III. THE PRESUMPTION OF DETENTION
The Bail Reform Act of 1984 provides that a defendant must be released pending trial unless the court determines that “no condition or combination of conditions will reasonably assure the appearance of the person as required and the safety of any other person and the community.” 18 U.S.C. § 3142(e)(a). If there is probable cause to believe that the defendant committed an offense for which the Controlled Substances Act prescribes a maximum term of imprisonment of ten or more years, however, a rebuttable presumption arises that no combination of conditions will ensure the defendant's appearance or assure the community's safety. See § 3142(e) (2)-(3).

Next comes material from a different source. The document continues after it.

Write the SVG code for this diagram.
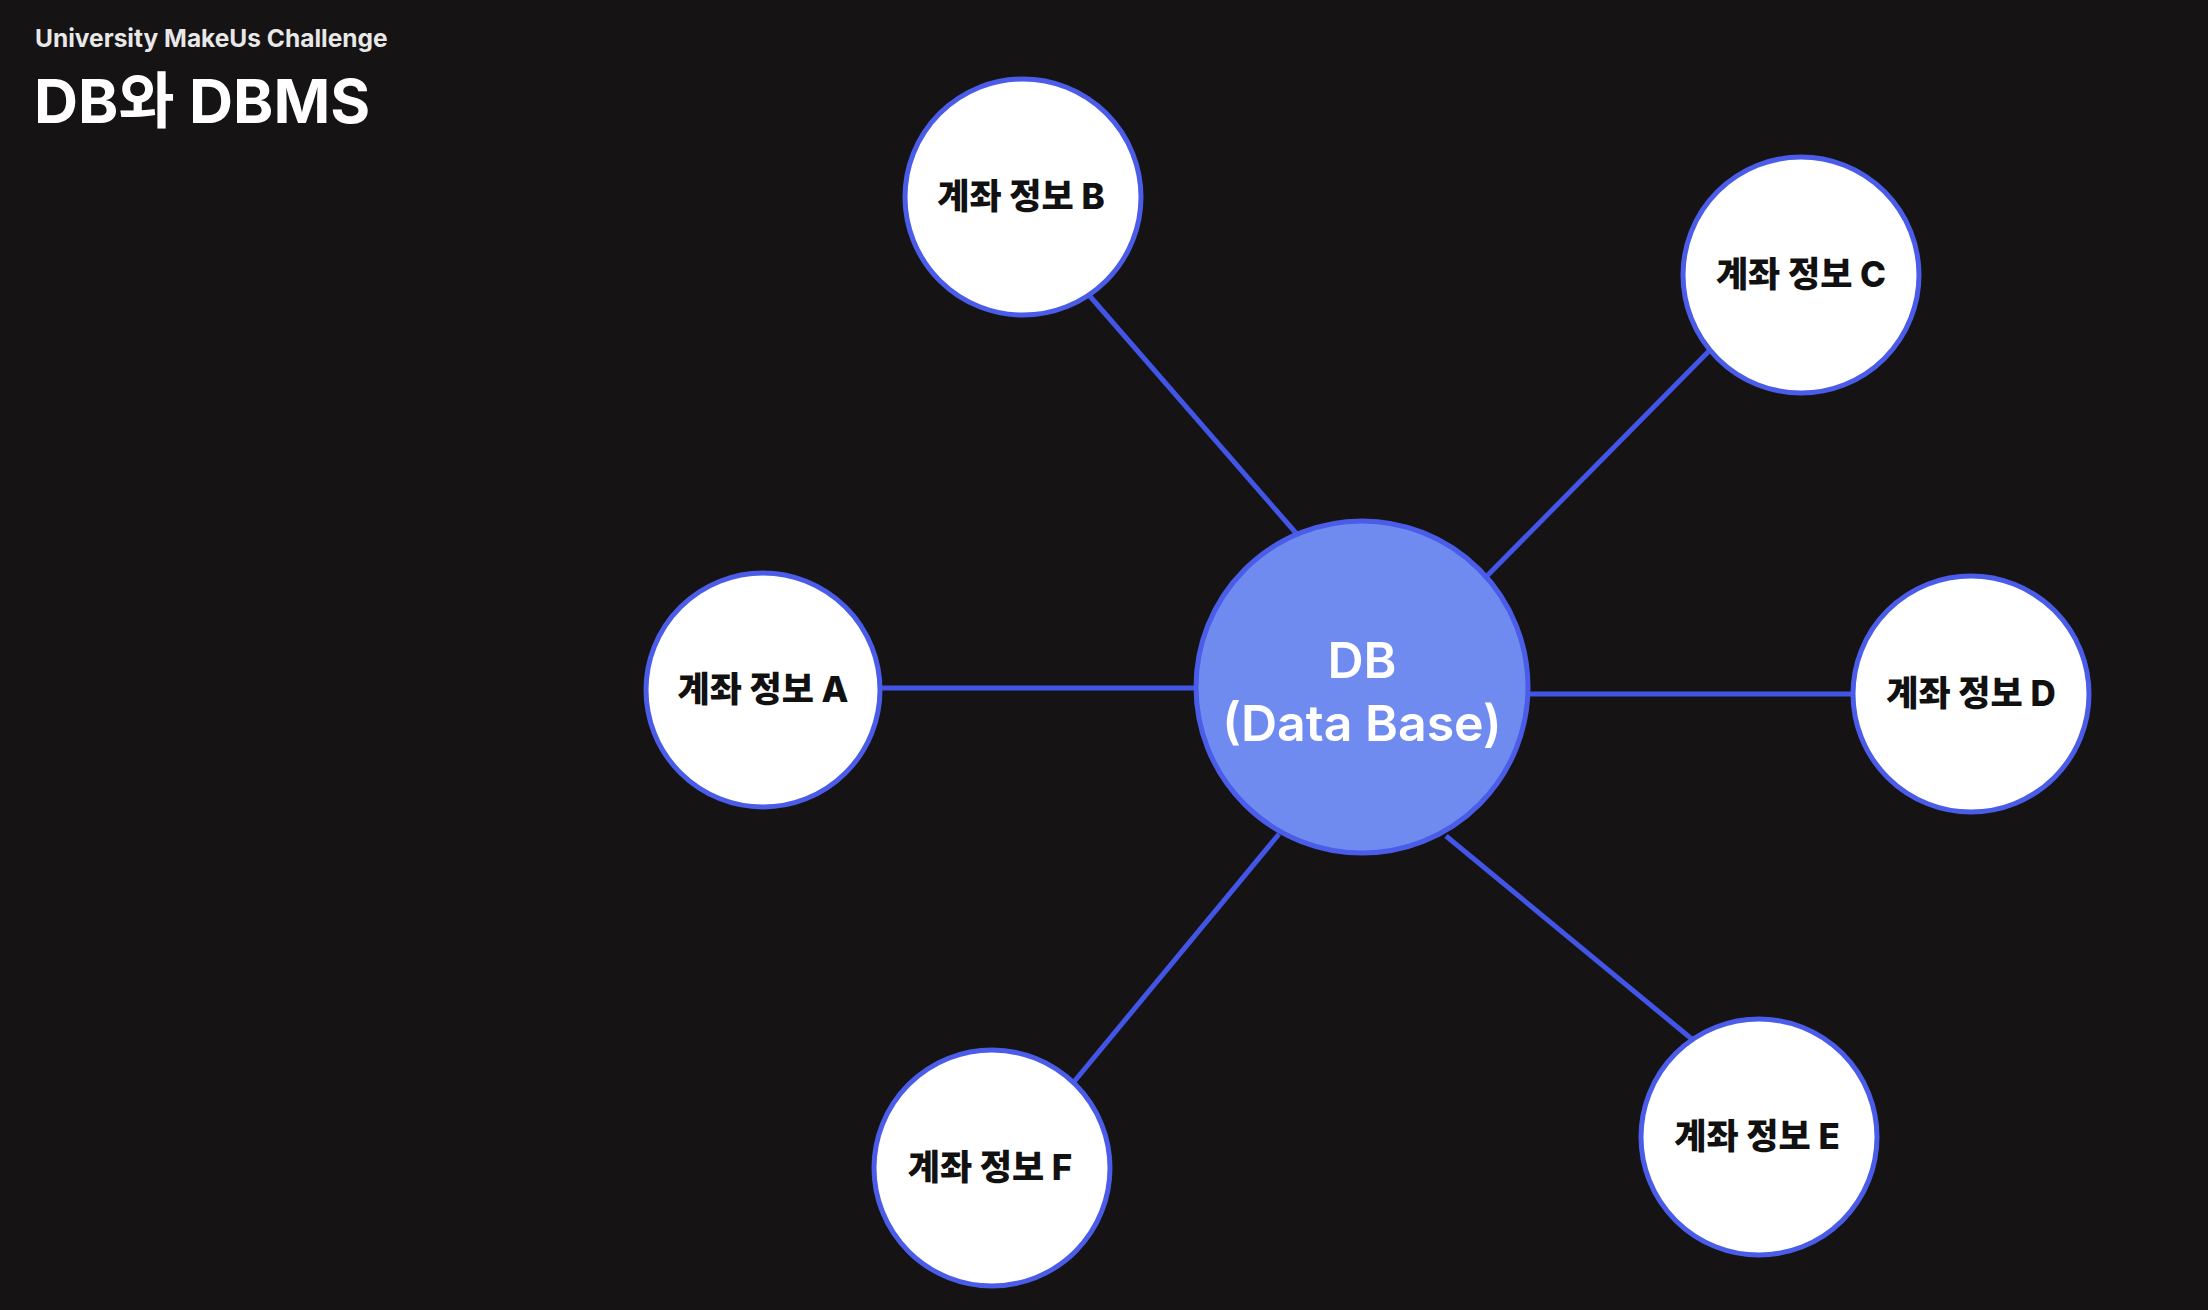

Defendant's indictment by a grand jury for criminal conspiracy, distribution, and possession with the intent to distribute a mixture or substance containing 500 grams and more of a detectable amount of methamphetamine, and a mixture or substance containing 40 grams and more of a detectable amount of fentanyl, is per se sufficient to support a finding of probable cause under § 3142(e). See United States v. Suppa, 799 F.2d 115, 119 (3d Cir.1986) (holding that a grand jury's indictment “is sufficient to support a finding of probable cause ... under § 3142(e)”). These charges carry a mandatory minimum of ten years and maximum term of life imprisonment under the Controlled Substances Act. See 21 U.S.C. § 841(b). Thus, defendant's indictment is sufficient to trigger the rebuttable presumption of § 3142.
IV. DEFENDANT'S CRIMINAL HISTORY
Noel Rivera-Lezama has a criminal history involving violence and at least six drug-related offenses in three different counties and two different states over a thirteen-year period. He has a history of noncompliance on community supervision, apparently never completing a period of probation without at least one violation. His first adult offense at age nineteen was for drugs and public drunkenness. He received a one-year ARD placement, but that diversion was revoked six months' later when he committed a new offense. This non-compliance with supervision continued until his most recent offense in 2019. His driver's license is suspended. Despite living in Pennsylvania, as an adult for the past 17 years, the Pa Department of Labor and Industry has no record of any employment. See PTSR dated June 16, 2022.
According to a Pre-Trial Risk Assessment, approved by the Administrative Office of the United States Courts, based on the defendant's history, characteristics, and the nature of the instant offense, the defendant is a Risk Category V. Category V represents the highest possible potential risk of danger to the community and/or risk of nonappearance. See Pretrial Home Suitability Study dated August 30, 2022.
V. CONCLUSION
I have considered the Pretrial Services Report (PTSR) dated June 16, 2022, and a Pretrial Home Suitability Study dated August 30, 2022, the facts proffered at the hearings, the testimony of Connie Sue Rivera-Lezama (Defendant's wife), and the arguments of counsel at each of the hearings.
Copies were provided to counsel for both parties before the initial appearance.
Copies were provided by email to counsel.
Given the seriousness of the charges, the potential penalty, the defendant's criminal history, his lack of documented employment despite being thirty-four years old, and the defendant's history of non-compliance with supervision the Defendant has not overcome the presumption of detention.
Noel Rivera-Lezama presents both a risk of nonappearance and a danger to the community. There is no condition or combination of conditions that will reasonably assure the appearance of the defendant as required and the safety of the community. An appropriate order will follow.